Jan 16, 2019
Beneath the soil of every continent lie buried the ruins of fallen civilizations. The Sumerians, Akkadians, Mayans, Assyrians, Babylonians, Minoans, Romans: all of them, faded memories of past grandeur and glory. History records the collapse of at least thirty-two major civilizations that once thrived and prospered before our time.
No great civilization is built in a day. No great civilization disappears in a single instant. Historians try to explain how these civilizations once so great have slowly vanished into the dustbin of history. Weather, economics, population decline, wars, politics are some of the reasons that they offer. But, ultimately, a civilization disappears when it loses its identity, forfeits its unity and jettisons its commitment to the common good.

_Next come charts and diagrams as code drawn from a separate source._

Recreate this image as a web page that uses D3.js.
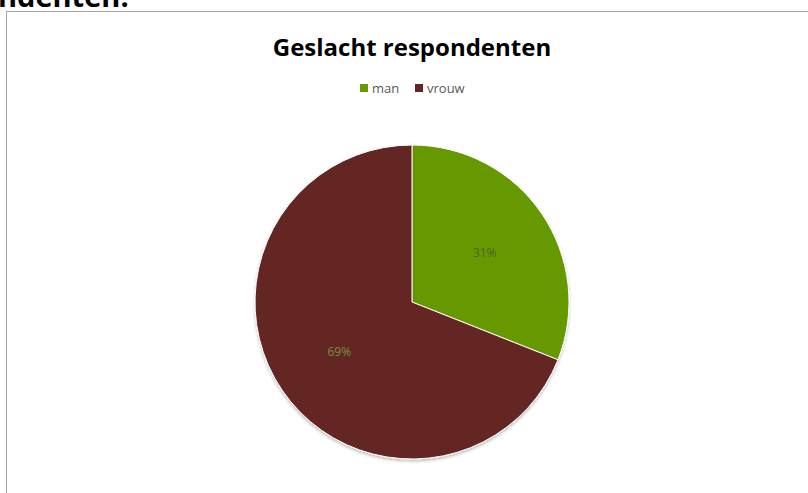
<!DOCTYPE html>
<html>
<head>
  <meta charset="utf-8">
  <title>Geslacht respondenten</title>
  <script src="https://cdn.jsdelivr.net/npm/d3@7"></script>
  <style>
    body { margin: 0; background: #fff; }
    svg { display: block; }
  </style>
</head>
<body>
<svg id="mainsvg" width="808" height="493"></svg>
<script>
  // data
  const categories = ['man', 'vrouw'];
  const values = [31, 69];
  const labels = ['31%', '69%'];
  const colors = ['#669900', '#632523'];
  const labelColors = ['#4f6228', '#77933c'];

  const svg = d3.select('#mainsvg');

  // heading from the page above the chart, cut off by the top edge
  svg.append('text')
    .attr('x', -2)
    .attr('y', 7)
    .attr('font-family', 'Open Sans, sans-serif')
    .attr('font-weight', 'bold')
    .attr('font-size', 29)
    .attr('fill', '#000')
    .text('ndenten:');

  // chart frame (runs off right and bottom)
  svg.append('rect')
    .attr('x', 6.5)
    .attr('y', 11.5)
    .attr('width', 900)
    .attr('height', 600)
    .attr('fill', '#fff')
    .attr('stroke', '#a6a6a6')
    .attr('stroke-width', 1);

  // title
  svg.append('text')
    .attr('x', 412)
    .attr('y', 56)
    .attr('text-anchor', 'middle')
    .attr('font-family', 'Open Sans, sans-serif')
    .attr('font-weight', 'bold')
    .attr('font-size', 24)
    .attr('fill', '#000')
    .text('Geslacht respondenten');

  // legend
  const legend = svg.append('g').attr('transform', 'translate(360,88)');
  const legendX = d3.scaleOrdinal().domain(categories).range([0, 55]);
  const item = legend.selectAll('g')
    .data(categories)
    .enter().append('g')
    .attr('transform', d => 'translate(' + legendX(d) + ',0)');
  item.append('rect')
    .attr('width', 8)
    .attr('height', 8)
    .attr('y', -4)
    .attr('fill', (d, i) => colors[i]);
  item.append('text')
    .attr('x', 12)
    .attr('dy', '.35em')
    .attr('font-family', 'Open Sans, sans-serif')
    .attr('font-size', 13)
    .attr('fill', '#595959')
    .text(d => d);

  // pie
  const cx = 412, cy = 302, r = 157;
  const pie = d3.pie().sort(null).value(d => d);
  const arc = d3.arc().innerRadius(0).outerRadius(r);
  const labelArc = d3.arc().innerRadius(r * 0.56).outerRadius(r * 0.56);

  const defs = svg.append('defs');
  const filter = defs.append('filter').attr('id', 'shadow')
    .attr('x', '-10%').attr('y', '-10%').attr('width', '120%').attr('height', '120%');
  filter.append('feDropShadow')
    .attr('dx', 0).attr('dy', 2).attr('stdDeviation', 1.5)
    .attr('flood-color', '#000').attr('flood-opacity', 0.25);

  const g = svg.append('g').attr('transform', 'translate(' + cx + ',' + cy + ')');
  const arcs = pie(values);

  g.selectAll('path')
    .data(arcs)
    .enter().append('path')
    .attr('d', arc)
    .attr('fill', (d, i) => colors[i])
    .attr('stroke', '#fff')
    .attr('stroke-width', 1)
    .attr('filter', 'url(#shadow)');

  g.selectAll('text.lbl')
    .data(arcs)
    .enter().append('text')
    .attr('class', 'lbl')
    .attr('transform', d => 'translate(' + labelArc.centroid(d) + ')')
    .attr('text-anchor', 'middle')
    .attr('dy', '.35em')
    .attr('font-family', 'Open Sans, sans-serif')
    .attr('font-size', 12)
    .attr('fill', (d, i) => labelColors[i])
    .text((d, i) => labels[i]);
</script>
</body>
</html>
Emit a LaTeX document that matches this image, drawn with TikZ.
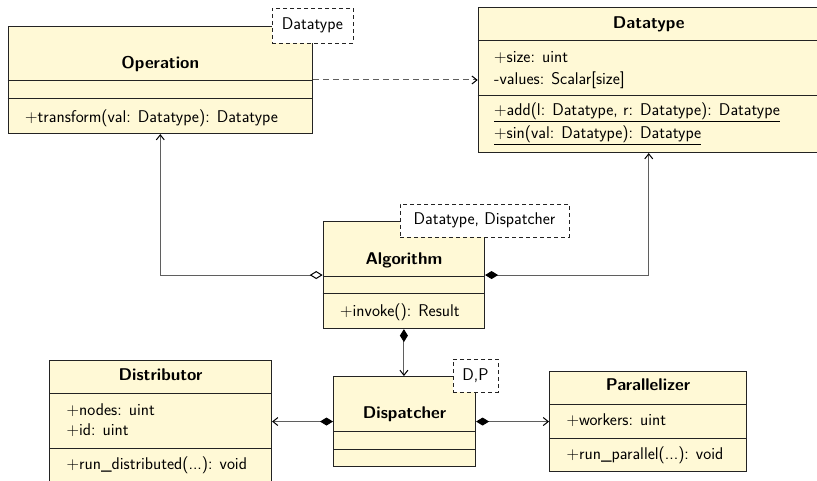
\documentclass[tikz,border=0pt]{standalone}
\usepackage{fontspec}
\usetikzlibrary{arrows.meta}
\definecolor{classfill}{RGB}{255,249,214}
\definecolor{boxline}{RGB}{35,35,35}
\definecolor{linkline}{RGB}{95,95,95}

\begin{document}
\begin{tikzpicture}[x=1pt,y=-1pt,
  font=\fontsize{17}{20}\sffamily,
  classbox/.style={draw=boxline, line width=1.1pt, fill=classfill, anchor=north west, inner sep=0pt},
  sect/.style={draw=boxline, line width=1pt},
  title/.style={font=\fontsize{17}{20}\sffamily\bfseries, anchor=base, inner sep=0pt},
  member/.style={anchor=base west, inner sep=0pt},
  tmpl/.style={draw=boxline, fill=white, dash pattern=on 4pt off 3pt, line width=0.9pt, inner sep=0pt},
  link/.style={draw=linkline, line width=1pt},
  headopen/.style={-{Straight Barb[length=5pt,width=8pt,color=black]}},
  aggr/.style={{Diamond[open,fill=white,length=13pt,width=8pt,color=black]}-{Straight Barb[length=5pt,width=8pt,color=black]}},
  comp/.style={{Diamond[length=13pt,width=8pt,color=black]}-{Straight Barb[length=5pt,width=8pt,color=black]}},
  depend/.style={dash pattern=on 6pt off 4pt},
]
\useasboundingbox (0,0) rectangle (817,481);

% ---------- class boxes ----------
\node[classbox, minimum width=304.5pt, minimum height=107pt] (op) at (7.5,26) {};
\node[classbox, minimum width=341pt, minimum height=145pt] (dt) at (477.7,7) {};
\node[classbox, minimum width=161.3pt, minimum height=107pt] (alg) at (322.7,221) {};
\node[classbox, minimum width=142pt, minimum height=90pt] (disp) at (333,376) {};
\node[classbox, minimum width=222pt, minimum height=125pt] (dist) at (49,360) {};
\node[classbox, minimum width=197pt, minimum height=100pt] (par) at (549,371) {};

% ---------- compartment separators ----------
\draw[sect] (op.west |- 0,81) -- (op.east |- 0,81);
\draw[sect] (op.west |- 0,99) -- (op.east |- 0,99);
\draw[sect] (dt.west |- 0,41) -- (dt.east |- 0,41);
\draw[sect] (dt.west |- 0,96) -- (dt.east |- 0,96);
\draw[sect] (alg.west |- 0,277) -- (alg.east |- 0,277);
\draw[sect] (alg.west |- 0,294) -- (alg.east |- 0,294);
\draw[sect] (disp.west |- 0,431) -- (disp.east |- 0,431);
\draw[sect] (disp.west |- 0,449) -- (disp.east |- 0,449);
\draw[sect] (dist.west |- 0,393) -- (dist.east |- 0,393);
\draw[sect] (dist.west |- 0,448) -- (dist.east |- 0,448);
\draw[sect] (par.west |- 0,404) -- (par.east |- 0,404);
\draw[sect] (par.west |- 0,438) -- (par.east |- 0,438);

% ---------- class names ----------
\node[title] (op-name) at (op.north |- 0,68.5) {Operation};
\node[title] (dt-name) at (dt.north |- 0,28.5) {Datatype};
\node[title] (alg-name) at (alg.north |- 0,264.5) {Algorithm};
\node[title] (disp-name) at (disp.north |- 0,418.5) {Dispatcher};
\node[title] (dist-name) at (dist.north |- 0,380.5) {Distributor};
\node[title] (par-name) at (par.north |- 0,390.5) {Parallelizer};

% ---------- members ----------
\node[member] (op-m1) at (25,122.5) {$+$transform(val: Datatype): Datatype};

\node[member] (dt-a1) at (494,62.5) {$+$size: uint};
\node[member] (dt-a2) at (494,84.5) {-values: Scalar[size]};
\node[member] (dt-m1) at (494,115.5) {\underline{$+$add(l: Datatype, r: Datatype): Datatype}};
\node[member] (dt-m2) at (494,138.5) {\underline{$+$sin(val: Datatype): Datatype}};

\node[member] (alg-m1) at (340,316.5) {$+$invoke(): Result};

\node[member] (dist-a1) at (66.5,415.5) {$+$nodes: uint};
\node[member] (dist-a2) at (66.5,435.5) {$+$id: uint};
\node[member] (dist-m1) at (66.5,469.5) {$+$run\_distributed(...): void};

\node[member] (par-a1) at (566.5,425.5) {$+$workers: uint};
\node[member] (par-m1) at (566.5,459.5) {$+$run\_parallel(...): void};

% ---------- template parameters ----------
\node[tmpl, minimum width=81pt, minimum height=35pt] (op-t) at (312.5,25.5) {Datatype};
\node[tmpl, minimum width=169pt, minimum height=33pt] (alg-t) at (484.5,220.5) {Datatype, Dispatcher};
\node[tmpl, minimum width=45pt, minimum height=33pt] (disp-t) at (475.5,375.5) {D,P};

% ---------- relations ----------
\draw[link, depend, headopen] (op.east |- 0,80) -- (dt.west |- 0,80);
\draw[link, aggr] (alg.west) -| (op.south);
\draw[link, comp] (alg.east) -| (dt.south);
\draw[link, comp] (alg.south) -- (alg.south |- disp.north);
\draw[link, comp] (disp.west) -- (disp.west -| dist.east);
\draw[link, comp] (disp.east) -- (disp.east -| par.west);
\end{tikzpicture}
\end{document}
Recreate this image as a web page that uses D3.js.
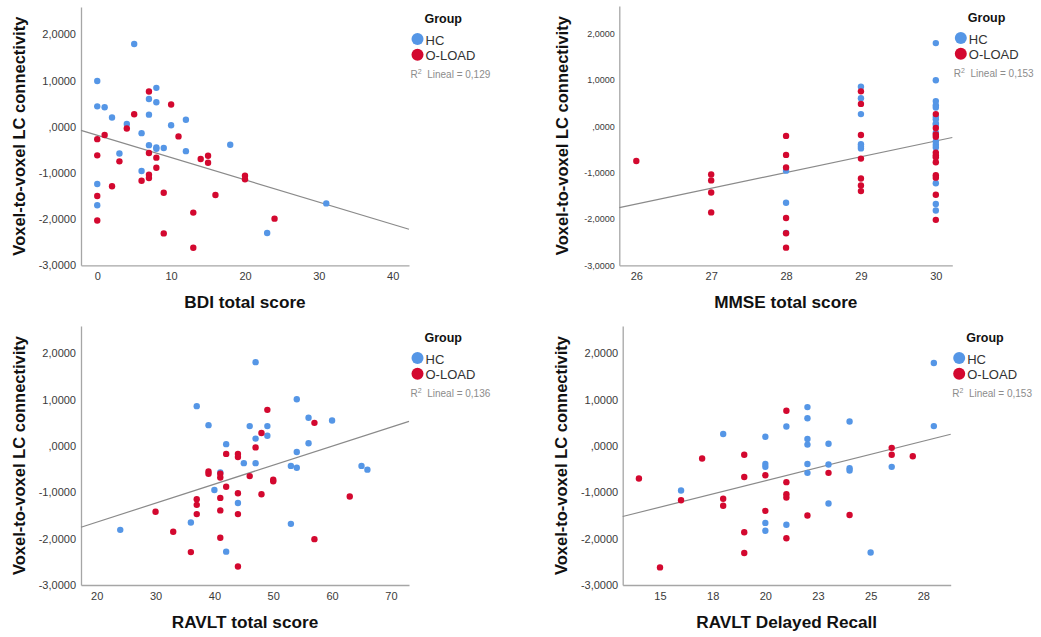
<!DOCTYPE html>
<html>
<head>
<meta charset="utf-8">
<script src="https://cdn.jsdelivr.net/npm/d3@7"></script>
<style>
body { margin: 0; background: #fff; }
text { font-family: Arial, "Liberation Sans", sans-serif; }
.axis path { stroke: #a6a6a6; stroke-width: 1.3px; }
.axis text { fill: #3a3a3a; }
</style>
</head>
<body>
<div id="chart"></div>
<script>
var w = 1041;
var h = 637;

// y axis (same for all four plots)
var yTicks = [-3, -2, -1, 0, 1, 2];
var yTickLabels = ["-3,0000", "-2,0000", "-1,0000", ",0000", "1,0000", "2,0000"];
var yRange = [-3, 2.59];

// BDI
var bdiHC = [[5,1.79],[0,0.99],[8,0.84],[7,0.60],[8,0.53],[0,0.44],[1,0.42],[7,0.26],[2,0.20],[12,0.15],[4,0.06],[10,0.03],[6,-0.14],[7,-0.40],[18,-0.39],[8,-0.45],[8,-0.48],[9,-0.46],[12,-0.53],[3,-0.58],[6,-0.96],[0,-1.24],[0,-1.70],[31,-1.66],[23,-2.30]];
var bdiLOAD = [[7,0.76],[10,0.48],[5,0.27],[4,-0.04],[1,-0.18],[11,-0.21],[0,-0.27],[0,-0.62],[7,-0.57],[8,-0.67],[15,-0.63],[14,-0.70],[15,-0.78],[3,-0.75],[8,-0.89],[7,-1.04],[7,-1.11],[20,-1.06],[20,-1.14],[6,-1.17],[2,-1.29],[0,-1.50],[9,-1.43],[16,-1.48],[13,-1.86],[0,-2.03],[24,-1.99],[9,-2.31],[13,-2.62]];
var bdiTicks = [0, 10, 20, 30, 40];
var bdiTickLabels = ["0", "10", "20", "30", "40"];
var bdiRange = [-2.2, 42.2];
var bdiFit = [-0.186, -0.0482];
var bdiR2 = "0,129";

// MMSE
var mmseHC = [[28,-0.96],[28,-1.65],[28,-2.30],[29,0.85],[29,0.60],[29,0.26],[29,-0.39],[29,-0.44],[29,-0.48],[30,1.79],[30,0.99],[30,0.54],[30,0.45],[30,0.40],[30,0.20],[30,0.15],[30,0.06],[30,0.03],[30,-0.14],[30,-0.33],[30,-0.40],[30,-0.46],[30,-1.23],[30,-1.68],[30,-1.82]];
var mmseLOAD = [[26,-0.75],[27,-1.04],[27,-1.17],[27,-1.43],[27,-1.86],[28,-0.21],[28,-0.62],[28,-0.89],[28,-1.98],[28,-2.31],[28,-2.62],[29,0.75],[29,0.48],[29,-0.19],[29,-0.70],[29,-1.13],[29,-1.28],[29,-1.40],[30,0.26],[30,-0.04],[30,-0.18],[30,-0.23],[30,-0.57],[30,-0.63],[30,-0.67],[30,-0.78],[30,-1.06],[30,-1.11],[30,-1.48],[30,-2.02]];
var mmseTicks = [26, 27, 28, 29, 30];
var mmseTickLabels = ["26", "27", "28", "29", "30"];
var mmseRange = [25.773, 30.22];
var mmseFit = [-10.52, 0.34];
var mmseR2 = "0,153";

// RAVLT total
var ravltHC = [[47,1.81],[54,1.01],[37,0.86],[56,0.61],[60,0.55],[39,0.45],[46,0.43],[49,0.43],[47,0.16],[49,0.22],[42,0.04],[56,0.06],[54,-0.13],[45,-0.37],[47,-0.37],[53,-0.43],[54,-0.47],[65,-0.43],[66,-0.51],[41,-0.57],[40,-0.95],[44,-1.23],[36,-1.65],[53,-1.68],[24,-1.81],[42,-2.28]];
var ravltLOAD = [[49,0.78],[57,0.50],[48,0.28],[47,-0.03],[42,-0.17],[44,-0.17],[44,-0.24],[39,-0.55],[39,-0.60],[41,-0.60],[41,-0.68],[46,-0.65],[50,-0.73],[50,-0.76],[42,-0.88],[44,-1.02],[48,-1.04],[41,-1.12],[63,-1.09],[37,-1.15],[37,-1.27],[37,-1.47],[44,-1.47],[30,-1.42],[41,-1.39],[33,-1.85],[41,-1.98],[57,-2.01],[36,-2.29],[44,-2.60]];
var ravltTicks = [20, 30, 40, 50, 60, 70];
var ravltTickLabels = ["20", "30", "40", "50", "60", "70"];
var ravltRange = [17.33, 73.07];
var ravltFit = [-2.464, 0.041];
var ravltR2 = "0,136";

// RAVLT delayed recall
var delayHC = [[16,-0.96],[18,0.26],[20,0.20],[20,-0.39],[20,-0.45],[20,-1.66],[20,-1.83],[21,0.42],[21,-1.70],[22,0.84],[22,0.60],[22,0.15],[22,0.03],[22,-0.39],[22,-0.58],[23,0.05],[23,-0.40],[23,-1.24],[24,0.53],[24,-0.48],[24,-0.53],[25,-2.30],[26,-0.45],[28,1.79],[28,0.43]];
var delayLOAD = [[14,-0.70],[15,-2.62],[16,-1.17],[17,-0.27],[18,-1.14],[18,-1.29],[19,-0.19],[19,-0.67],[19,-1.86],[19,-2.31],[20,-0.63],[20,-1.40],[21,0.76],[21,-0.78],[21,-1.04],[21,-1.11],[21,-1.99],[22,-1.50],[23,-0.58],[24,-1.49],[26,-0.04],[26,-0.19],[27,-0.22]];
var delayTicks = [15, 17.5, 20, 22.5, 25, 27.5];
var delayTickLabels = ["15", "18", "20", "23", "25", "28"];
var delayRange = [13.23, 28.8];
var delayFit = [-3.03, 0.114];
var delayR2 = "0,153";

var groups = ["HC", "O-LOAD"];
var colors = ["#5596e6", "#d3082f"];

var panels = [
    {hc: bdiHC, load: bdiLOAD, ticks: bdiTicks, labels: bdiTickLabels, xr: bdiRange, fit: bdiFit, r2: bdiR2,
     title: "BDI total score", left: 81, right: 409, top: 7, bottom: 265.3, yFont: 11, yPad: 5, yTitle: 56},
    {hc: mmseHC, load: mmseLOAD, ticks: mmseTicks, labels: mmseTickLabels, xr: mmseRange, fit: mmseFit, r2: mmseR2,
     title: "MMSE total score", left: 619.3, right: 952.3, top: 6, bottom: 265.3, yFont: 9, yPad: 4.5, yTitle: 51},
    {hc: ravltHC, load: ravltLOAD, ticks: ravltTicks, labels: ravltTickLabels, xr: ravltRange, fit: ravltFit, r2: ravltR2,
     title: "RAVLT total score", left: 81, right: 409, top: 326, bottom: 585, yFont: 11, yPad: 5, yTitle: 56},
    {hc: delayHC, load: delayLOAD, ticks: delayTicks, labels: delayTickLabels, xr: delayRange, fit: delayFit, r2: delayR2,
     title: "RAVLT Delayed Recall", left: 622.7, right: 950.7, top: 326, bottom: 585, yFont: 11, yPad: 4.5, yTitle: 56}
];

var svg = d3.select("#chart")
            .append("svg")
            .attr("width", w)
            .attr("height", h);

panels.forEach(function(p) {
    var g = svg.append("g");

    var xScale = d3.scaleLinear().domain(p.xr).range([p.left, p.right]);
    var yScale = d3.scaleLinear().domain(yRange).range([p.bottom, p.top]);

    //X axis
    var xAxis = d3.axisBottom(xScale)
                  .tickValues(p.ticks)
                  .tickFormat(function(d, i) { return p.labels[i]; })
                  .tickSize(0)
                  .tickPadding(7);
    var gx = g.append("g")
        .attr("class", "x axis")
        .attr("transform", "translate(0," + p.bottom + ")")
        .call(xAxis);
    gx.selectAll("text").style("font-size", "11px");

    //Y axis
    var yAxis = d3.axisLeft(yScale)
                  .tickValues(yTicks)
                  .tickFormat(function(d, i) { return yTickLabels[i]; })
                  .tickSize(0)
                  .tickPadding(p.yPad);
    var gy = g.append("g")
        .attr("class", "y axis")
        .attr("transform", "translate(" + p.left + ",0)")
        .call(yAxis);
    gy.selectAll("text").style("font-size", p.yFont + "px");

    // regression line
    var line = d3.line()
        .x(function(d) { return xScale(d); })
        .y(function(d) { return yScale(p.fit[0] + p.fit[1] * d); });
    g.append("path")
        .datum(p.xr)
        .attr("d", line)
        .attr("fill", "none")
        .attr("stroke", "#8a8a8a")
        .attr("stroke-width", 1.2);

    // points, HC first then O-LOAD on top
    [p.hc, p.load].forEach(function(set, k) {
        g.append("g").selectAll("circle")
            .data(set)
            .enter()
            .append("circle")
            .attr("cx", function(d) { return xScale(d[0]); })
            .attr("cy", function(d) { return yScale(d[1]); })
            .attr("r", 3.2)
            .attr("fill", colors[k]);
    });

    // axis titles
    g.append("text")
        .attr("x", (p.left + p.right) / 2)
        .attr("y", p.bottom + 43)
        .attr("text-anchor", "middle")
        .style("font-size", "17.2px")
        .style("font-weight", "bold")
        .attr("fill", "#111")
        .text(p.title);

    g.append("text")
        .attr("transform", "translate(" + (p.left - p.yTitle) + "," + ((p.top + p.bottom) / 2) + ") rotate(-90)")
        .attr("text-anchor", "middle")
        .style("font-size", "16.5px")
        .style("font-weight", "bold")
        .attr("fill", "#111")
        .text("Voxel-to-voxel LC connectivity");

    // legend
    var lx = p.right + 1.5;
    g.append("text")
        .attr("x", lx + 14)
        .attr("y", p.top + 16)
        .style("font-size", "12.5px")
        .style("font-weight", "bold")
        .attr("fill", "#111")
        .text("Group");

    groups.forEach(function(name, k) {
        g.append("circle")
            .attr("cx", lx + 7)
            .attr("cy", p.top + 32 + k * 15.7)
            .attr("r", 6)
            .attr("fill", colors[k]);
        g.append("text")
            .attr("x", lx + 15)
            .attr("y", p.top + 37.5 + k * 15.7)
            .style("font-size", "13px")
            .attr("fill", "#333")
            .text(name);
    });

    var r2 = g.append("text")
        .attr("x", lx)
        .attr("y", p.top + 71)
        .style("font-size", "10px")
        .attr("fill", "#8c8c8c");
    r2.append("tspan").text("R");
    r2.append("tspan").attr("dy", -4).style("font-size", "7px").text("2");
    r2.append("tspan").attr("dy", 4).text("  Lineal = " + p.r2).attr("xml:space", "preserve");
});
</script>
</body>
</html>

Today's relentless front-page news reports of scandal and sin (many times, stale news served up as current), the incessant discord of our politicians, the unending string of acrimonious tweets, and the rage of angry voices make one wonder whether or not we are facing the decline of our own civilization. Has our unity as a nation become so fragmented that it cannot be repaired?
The TV sitcoms, the talk shows, the din of warring cable news channels do little to promote serious discourse. Rather, they seem at times to make us despair of receiving unbiased reporting. They hardly inspire us to respond to the gospel's clarion call for truth, justice, compassion and charity. Have we lost our commitment to the common good? Are we in the midst of an unstoppable decline of our nation?